TAKE OUR POP QUIZ AT THE END
National Education Association-Alaska, the powerful teachers union, is spending $50,000 to oppose gubernatorial candidate Mike Dunleavy, through a group it formed called Educators Against Dunleavy, which shares the same Main Street address as the NEA in Juneau.
With that $50,000, the group purchased $30,000 worth of digital advertising at ADN.com, going negative against Dunleavy. The remainder of the $20,000 went to the ad agency, Rising Tide Communications.
Why would the National Education Association oppose the first Alaska governor who comes from the public school community, and whose entire career was as a public school teacher and administrator — and a rural educator, at that? And the only gubernatorial candidate hopeful who has lived in the Arctic?
TEACHERS, PARA-EDUCATORS, SECRETARIES, AND JANITORS HAVE A CHOICE
Educators who disagree with the NEA-Alaska’s position on this race are now free to withhold their dues, which are going to oppose a rural school teacher who spent six years teaching in Koyuk and several years in Kotzebue. After seeing how the math works on the $50,000 spend against one of their own, they may want to decide to send their contributions to candidates themselves — or not.

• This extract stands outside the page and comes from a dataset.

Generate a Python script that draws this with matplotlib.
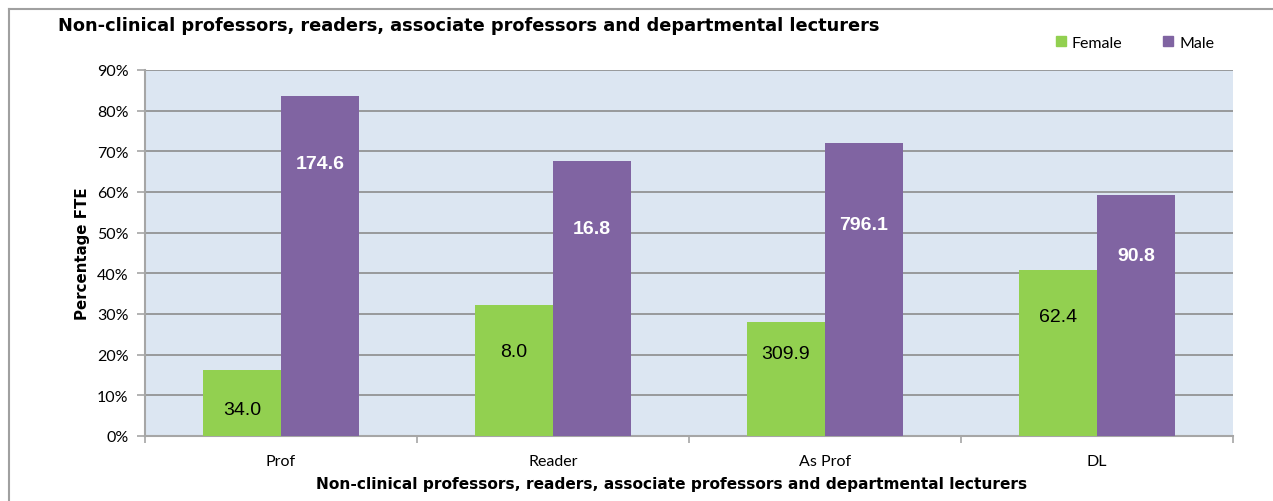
import matplotlib
matplotlib.use("Agg")
import matplotlib.pyplot as plt
import numpy as np
from matplotlib.lines import Line2D
from matplotlib.patches import Patch

categories = ["Prof", "Reader", "As Prof", "DL"]
female_pct = [16.3, 32.3, 28.0, 40.7]
male_pct = [83.7, 67.7, 72.0, 59.3]
female_fte = ["34.0", "8.0", "309.9", "62.4"]
male_fte = ["174.6", "16.8", "796.1", "90.8"]
y_ticks = [0, 10, 20, 30, 40, 50, 60, 70, 80, 90]
y_tick_labels = [f"{v}%" for v in y_ticks]

# label vertical positions (layout, in axis units)
female_label_y = [6.4, 20.7, 20.2, 29.5]
male_label_y = [67.1, 51.1, 52.1, 44.5]

title = "Non-clinical professors, readers, associate professors and departmental lecturers"
xlabel = title
ylabel = "Percentage FTE"

GREEN = "#92D050"
PURPLE = "#8064A2"
BG = "#DCE6F2"
GRID = "#8C8C8C"
SANS = ["Liberation Sans", "DejaVu Sans"]
BOLDF = ["DejaVu Sans"]
TICKF = ["Lato", "DejaVu Sans"]

fig = plt.figure(figsize=(12.73, 5.02), dpi=100)
ax = fig.add_axes([145/1273, 1-437/502, (1233-145)/1273, (437-71)/502])
ax.set_facecolor(BG)

x = np.arange(len(categories))
w = 0.287
ax.bar(x - w/2, female_pct, width=w, color=GREEN, zorder=3, label="Female")
ax.bar(x + w/2, male_pct, width=w, color=PURPLE, zorder=3, label="Male")

for i in range(len(categories)):
    ax.text(x[i] - w/2, female_label_y[i], female_fte[i], ha="center", va="center",
            fontsize=14, family=SANS, color="black", zorder=4)
    ax.text(x[i] + w/2, male_label_y[i], male_fte[i], ha="center", va="center",
            fontsize=14, family=SANS, color="white", fontweight="bold", zorder=4)

ax.set_xlim(-0.5, len(categories) - 0.5)
ax.set_ylim(0, 90)
ax.set_yticks(y_ticks)
ax.set_yticklabels(y_tick_labels, family=TICKF, fontsize=11.5)
ax.yaxis.grid(True, color=GRID, linewidth=1.2, zorder=1)
ax.set_axisbelow(True)

ax.set_xticks(x)
ax.set_xticklabels(categories, family=TICKF, fontsize=11.5)
ax.set_xticks(np.arange(len(categories) + 1) - 0.5, minor=True)
ax.tick_params(axis="x", which="major", length=0, pad=13)
ax.tick_params(axis="x", which="minor", length=5, color="#A6A6A6", width=1.2)
ax.tick_params(axis="y", length=6, color="#A6A6A6", width=1.2, pad=6)

for s in ["top", "right"]:
    ax.spines[s].set_visible(False)
for s in ["left", "bottom"]:
    ax.spines[s].set_color("#A6A6A6")
    ax.spines[s].set_linewidth(1.5)

ax.set_ylabel(ylabel, family=BOLDF, fontweight="bold", fontsize=10.85)
ax.yaxis.set_label_coords((83 - 145) / 1088, (437 - 254) / 366)
ax.set_xlabel(xlabel, family=BOLDF, fontweight="bold", fontsize=11.1)
ax.xaxis.set_label_coords((671.5 - 145) / 1088, -(485 - 437) / 366)
ax.xaxis.label.set_va("center")
ax.yaxis.label.set_va("center")

fig.text(58/1273, 1-26/502, title, family=BOLDF, fontweight="bold", fontsize=12.77,
         ha="left", va="center")

handles = [Patch(color=GREEN), Patch(color=PURPLE)]
leg = fig.legend(handles, ["Female", "Male"], loc="center left", bbox_to_anchor=(1056/1273, 1-43.5/502),
                 ncol=2, frameon=False, prop={"family": TICKF, "size": 11.5},
                 borderpad=0, borderaxespad=0,
                 handlelength=0.625, handleheight=0.625, handletextpad=0.375, columnspacing=2.56)

# outer chart border (top and left visible)
fig.add_artist(Line2D([9/1273, 9/1273], [0, 1-10/502], transform=fig.transFigure, color="#A0A0A0", lw=1.5))
fig.add_artist(Line2D([9/1273, 1], [1-10/502, 1-10/502], transform=fig.transFigure, color="#A0A0A0", lw=1.5))

fig.savefig("out.png", dpi=100, facecolor="white")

Subsequent to the Janus decision by the Supreme Court, public employees can easily opt out of their union dues, and no longer even have to pay the “agency fee.” To do so, send or deliver a letter to your school district payroll department saying you no longer wish to have union dues taken from your paycheck. The human resources department is required to honor your wishes without causing you any additional steps. Keep a copy of your letter.
If you get pushback from your district human resources department, the Alaska Policy Forum has legal resources to help you enforce your rights.
POP QUIZ – DO THE MATH – IS NEA SPENDING YOUR DUES WISELY?
Story problem: For every dollar that NEA-Alaska spent opposing Mike Dunleavy through Educators Against Dunleavy, how much of it was used for ads vs. being siphoned by the ad agency?
(Extra points for those who figure out this is the same percentage that gets siphoned off in administrative costs in our public education system. Your answer must be turned in by Nov. 6.)